Exercise brief: Copy every line of the records below where the word "that" occurs.

>> BEGIN Provided material

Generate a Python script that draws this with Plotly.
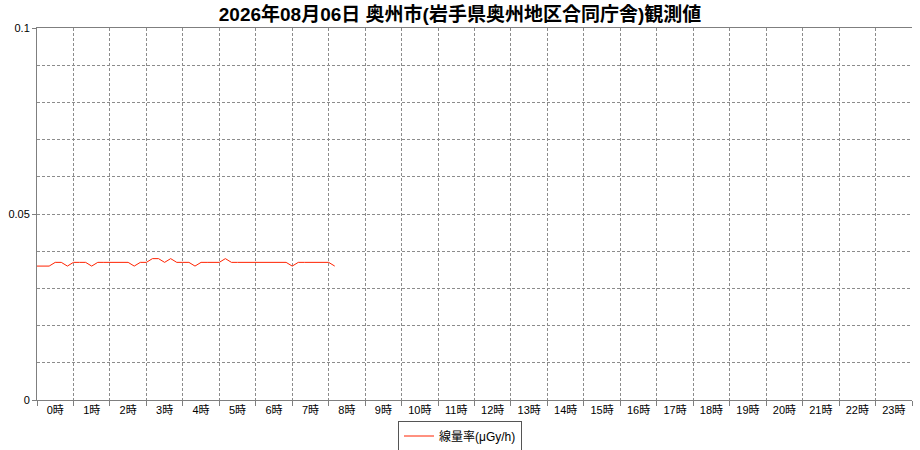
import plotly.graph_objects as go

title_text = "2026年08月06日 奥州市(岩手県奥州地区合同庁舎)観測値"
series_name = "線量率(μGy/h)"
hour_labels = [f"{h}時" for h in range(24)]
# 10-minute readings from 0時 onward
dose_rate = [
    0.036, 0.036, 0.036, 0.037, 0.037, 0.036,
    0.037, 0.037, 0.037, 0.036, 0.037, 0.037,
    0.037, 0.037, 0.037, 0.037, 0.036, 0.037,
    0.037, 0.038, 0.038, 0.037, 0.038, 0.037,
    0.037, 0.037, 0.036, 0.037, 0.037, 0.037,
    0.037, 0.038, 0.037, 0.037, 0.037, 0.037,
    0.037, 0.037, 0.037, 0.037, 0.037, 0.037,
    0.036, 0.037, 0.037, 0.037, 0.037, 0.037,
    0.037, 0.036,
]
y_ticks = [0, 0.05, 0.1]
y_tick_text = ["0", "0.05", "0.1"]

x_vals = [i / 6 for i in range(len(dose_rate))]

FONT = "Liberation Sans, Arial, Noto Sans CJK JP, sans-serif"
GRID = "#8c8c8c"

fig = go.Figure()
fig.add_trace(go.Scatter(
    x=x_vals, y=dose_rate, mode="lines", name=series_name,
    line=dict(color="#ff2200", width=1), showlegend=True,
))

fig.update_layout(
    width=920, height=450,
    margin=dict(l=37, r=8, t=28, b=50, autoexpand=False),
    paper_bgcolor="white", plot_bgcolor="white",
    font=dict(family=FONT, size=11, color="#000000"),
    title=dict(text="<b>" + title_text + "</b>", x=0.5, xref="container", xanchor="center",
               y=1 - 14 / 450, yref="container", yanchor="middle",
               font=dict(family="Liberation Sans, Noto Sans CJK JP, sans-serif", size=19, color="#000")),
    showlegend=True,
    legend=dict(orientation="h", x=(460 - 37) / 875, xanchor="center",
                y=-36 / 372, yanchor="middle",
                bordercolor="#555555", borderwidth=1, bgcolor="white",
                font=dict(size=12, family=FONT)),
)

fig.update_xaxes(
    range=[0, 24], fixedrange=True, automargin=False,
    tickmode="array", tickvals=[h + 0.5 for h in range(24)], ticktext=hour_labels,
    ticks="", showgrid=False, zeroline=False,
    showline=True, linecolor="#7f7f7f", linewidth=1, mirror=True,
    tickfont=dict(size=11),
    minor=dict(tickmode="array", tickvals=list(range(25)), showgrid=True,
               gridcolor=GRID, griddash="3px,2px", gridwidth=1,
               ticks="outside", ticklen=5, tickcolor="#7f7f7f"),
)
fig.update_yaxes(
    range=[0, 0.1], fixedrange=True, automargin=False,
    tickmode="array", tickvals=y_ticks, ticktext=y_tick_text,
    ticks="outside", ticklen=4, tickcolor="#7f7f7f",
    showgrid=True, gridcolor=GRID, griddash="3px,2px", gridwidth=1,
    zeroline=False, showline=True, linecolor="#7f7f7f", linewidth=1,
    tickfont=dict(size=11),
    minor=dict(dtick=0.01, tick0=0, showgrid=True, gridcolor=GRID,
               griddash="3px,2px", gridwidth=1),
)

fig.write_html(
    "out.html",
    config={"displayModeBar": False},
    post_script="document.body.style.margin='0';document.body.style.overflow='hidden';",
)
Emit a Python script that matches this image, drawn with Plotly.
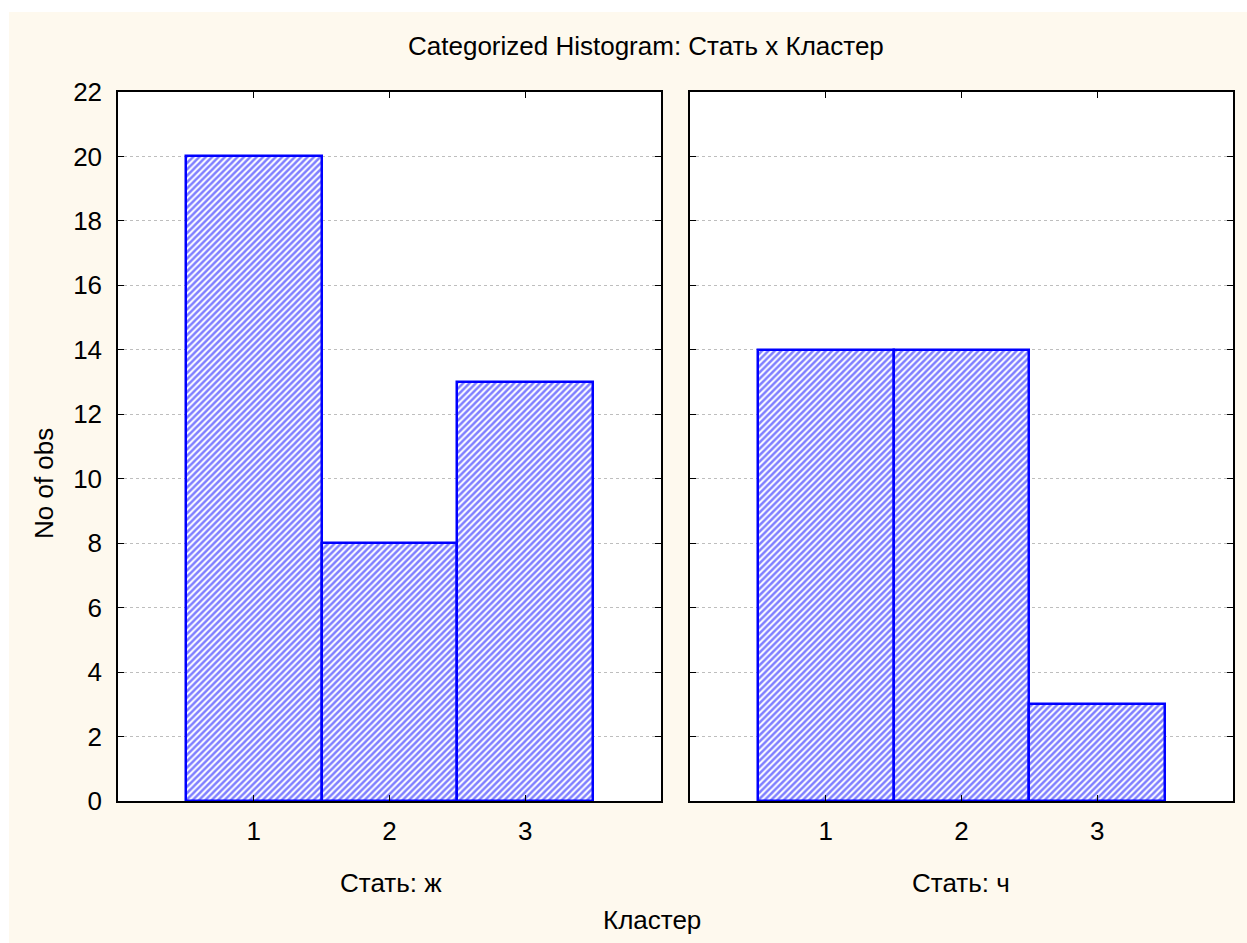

>> END Provided material

Correct result:
Generate a Python script that draws this with Plotly.
Emit a Python script that matches this image, drawn with Plotly.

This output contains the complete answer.